Лишь после самоубийства Гари в 1980 году правда раскрылась.

За несколько месяцев до собственной кончины в эссе «Жизнь и смерть Эмиля Ажара» скрывавшийся за этим псевдонимом гонкуровский лауреат признался: все романы писал он, Поль Павлович (действительно его племянник) просто играл роль, а бразильские штемпели на конвертах рукописей появлялись благодаря другу Гари Пьеру Мишо, который присылал их из Рио. Там же он объяснил и причины мистификации: к середине 1970-х годов и критика, и публика считали, что Гари исписался, — новая «субличность» должна была доказать обратное.

«Когда я работал над своим первым „ажаровским“ романом „Голубчик“, я еще не знал, что опубликую его под псевдонимом. Поэтому я не таился, рукописи у меня, как обычно, валялись где попало. Одна моя приятельница, мадам Линда Ноэль, навестившая меня на Майорке, видела на столе черную тетрадь с четко выведенным на обложке названием. Потом, когда вокруг имени Эмиля Ажара, этого загадочного невидимки, поднялся шум, о котором можно получить представление, полистав газеты тех лет, мадам Ноэль безуспешно всюду ходила и говорила, что автор книги — Ромен Гари, что она это видела, видела собственными глазами. Никто и слушать ничего не желал, хотя эта благородная женщина приложила немало усилий, чтобы восстановить меня в моих правах. Но куда там: Ромен Гари никогда бы не смог такое написать! Именно это, слово в слово, заявил Роберу Галлимару один блестящий эссеист из “Нувель Ревю Франсез”. Другой в разговоре всё с тем же моим другом, который был мне очень дорог, сказал: „Гари — писатель на излете. Этого не может быть“. Я как автор был сдан в архив, занесен в каталог, со мной всё было ясно, и это освобождало литературоведов от необходимости разбираться в моих произведениях, вникать в них. Еще бы, ведь для этого пришлось бы перечитывать! Делать им, что ли, нечего?

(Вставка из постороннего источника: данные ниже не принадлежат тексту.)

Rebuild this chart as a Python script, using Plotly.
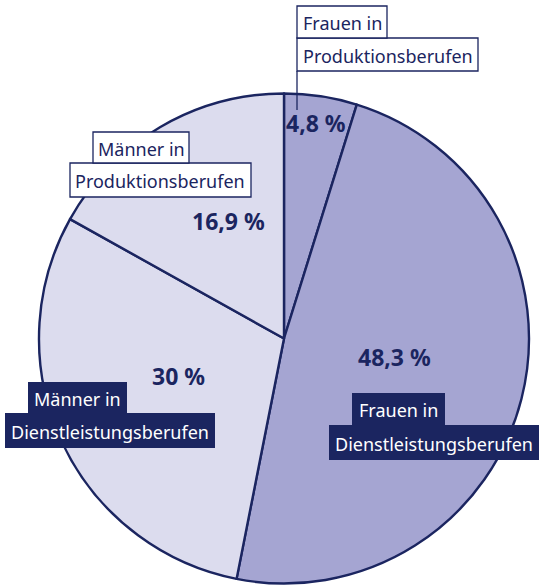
import plotly.graph_objects as go

W, H = 539, 586

categories = ["Frauen in Produktionsberufen", "Frauen in Dienstleistungsberufen",
              "Männer in Dienstleistungsberufen", "Männer in Produktionsberufen"]
values = [4.8, 48.3, 30.0, 16.9]
value_labels = ["4,8 %", "48,3 %", "30 %", "16,9 %"]
label_lines = [["Frauen in", "Produktionsberufen"],
               ["Frauen in", "Dienstleistungsberufen"],
               ["Männer in", "Dienstleistungsberufen"],
               ["Männer in", "Produktionsberufen"]]
colors = ["#a5a5d2", "#a5a5d2", "#dcdcee", "#dcdcee"]

NAVY = "#1b2560"
FONT = "Noto Sans"

def px(x):
    return x / W

def py(y):
    return 1 - y / H

cx, cy, r = 284, 338.5, 245

fig = go.Figure(go.Pie(
    labels=categories, values=values, sort=False, direction="clockwise", rotation=0,
    marker=dict(colors=colors, line=dict(color=NAVY, width=2.4)),
    textinfo="none", hoverinfo="label+percent", showlegend=False,
    domain=dict(x=[px(cx - r), px(cx + r)], y=[py(cy + r), py(cy - r)]),
))

# percentage label positions (pixels)
pct_pos = [(316, 123), (394, 357), (178, 376), (228, 221)]
# label boxes: list of (x0, y0, x1, y1) per line
boxes = [
    [(297, 6, 387, 38), (297, 38, 478, 71)],
    [(352, 393, 445, 425), (329, 425, 539, 460)],
    [(28, 382, 127, 413), (5, 413, 215, 448)],
    [(93, 132, 189, 163), (70, 163, 251, 197)],
]
filled = [False, True, True, False]

shapes = []
annotations = []
for i in range(4):
    x, y = pct_pos[i]
    annotations.append(dict(x=px(x), y=py(y), xref="paper", yref="paper",
                            text="<b>%s</b>" % value_labels[i], showarrow=False,
                            font=dict(family=FONT, size=23, color=NAVY),
                            xanchor="center", yanchor="middle"))
    for j in [1, 0]:
        x0, y0, x1, y1 = boxes[i][j]
        shapes.append(dict(type="rect", xref="paper", yref="paper",
                           x0=px(x0), x1=px(x1), y0=py(y1), y1=py(y0),
                           fillcolor=NAVY if filled[i] else "white",
                           line=dict(color=NAVY, width=1.3 if not filled[i] else 0)))
    for j in range(2):
        x0, y0, x1, y1 = boxes[i][j]
        annotations.append(dict(x=px((x0 + x1) / 2), y=py((y0 + y1) / 2 + 1),
                                xref="paper", yref="paper", text=label_lines[i][j],
                                showarrow=False,
                                font=dict(family=FONT, size=18,
                                          color="white" if filled[i] else NAVY),
                                xanchor="center", yanchor="middle"))

# leader line for smallest slice
shapes.append(dict(type="line", xref="paper", yref="paper",
                   x0=px(297), x1=px(297), y0=py(71), y1=py(110),
                   line=dict(color=NAVY, width=1.3)))

fig.update_layout(width=W, height=H, margin=dict(l=0, r=0, t=0, b=0),
                  paper_bgcolor="white", plot_bgcolor="white",
                  shapes=shapes, annotations=annotations)

fig.write_html("out.html", config={"displayModeBar": False})

with open("out.html", "r", encoding="utf-8") as f:
    html = f.read()
html = html.replace("<head>", "<head><style>html,body{margin:0;padding:0;overflow:hidden;}</style>", 1)
with open("out.html", "w", encoding="utf-8") as f:
    f.write(html)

Я настолько хорошо это знал, что на протяжении всей истории с Ажаром (четыре книги) ни минуты не опасался, что самый обыкновенный и несложный анализ текстов может меня разоблачить. И я не ошибся: никто из критиков не услышал моего голоса в „Голубчике“. Ни один — в „Жизни впереди“. <…>

Я был у себя в Симарроне, когда мне позвонила Джин Сиберг и сказала, что „Голубчик“ восторженно принят критикой и „Нувель Обсерватер“ даже указывает на Рэймона Кено или Арагона как на вероятных авторов, ибо „это может принадлежать перу только большого писателя“. Вскоре я узнал из газет, что Эмиль Ажар — это не кто иной, как Хамиль-Раджа, ливанский террорист. Что он подпольный хирург, делающий нелегальные аборты, молодой уголовник, а то и сам Мишель Курно собственной персоной. Что книга — плод „коллективного“ творчества.

Я говорил с одной женщиной, у которой была любовная связь с Ажаром. По ее словам, он великолепен в постели. Надеюсь, я не слишком ее разочаровал».

Так Гари-Ажар и остался единственным в истории литературы писателем, получившим Гонкуровскую премию дважды. Кстати, выяснилось, что он, как честный человек, пытался не нарушать правил: Павлович по его просьбе отправил в комитет отказное письмо. Но президент Гонкуровской академии ответил, что «жюри голосует за книгу, а не за автора. …Премию нельзя ни принять, ни отвергнуть, она дается как рождение или смерть».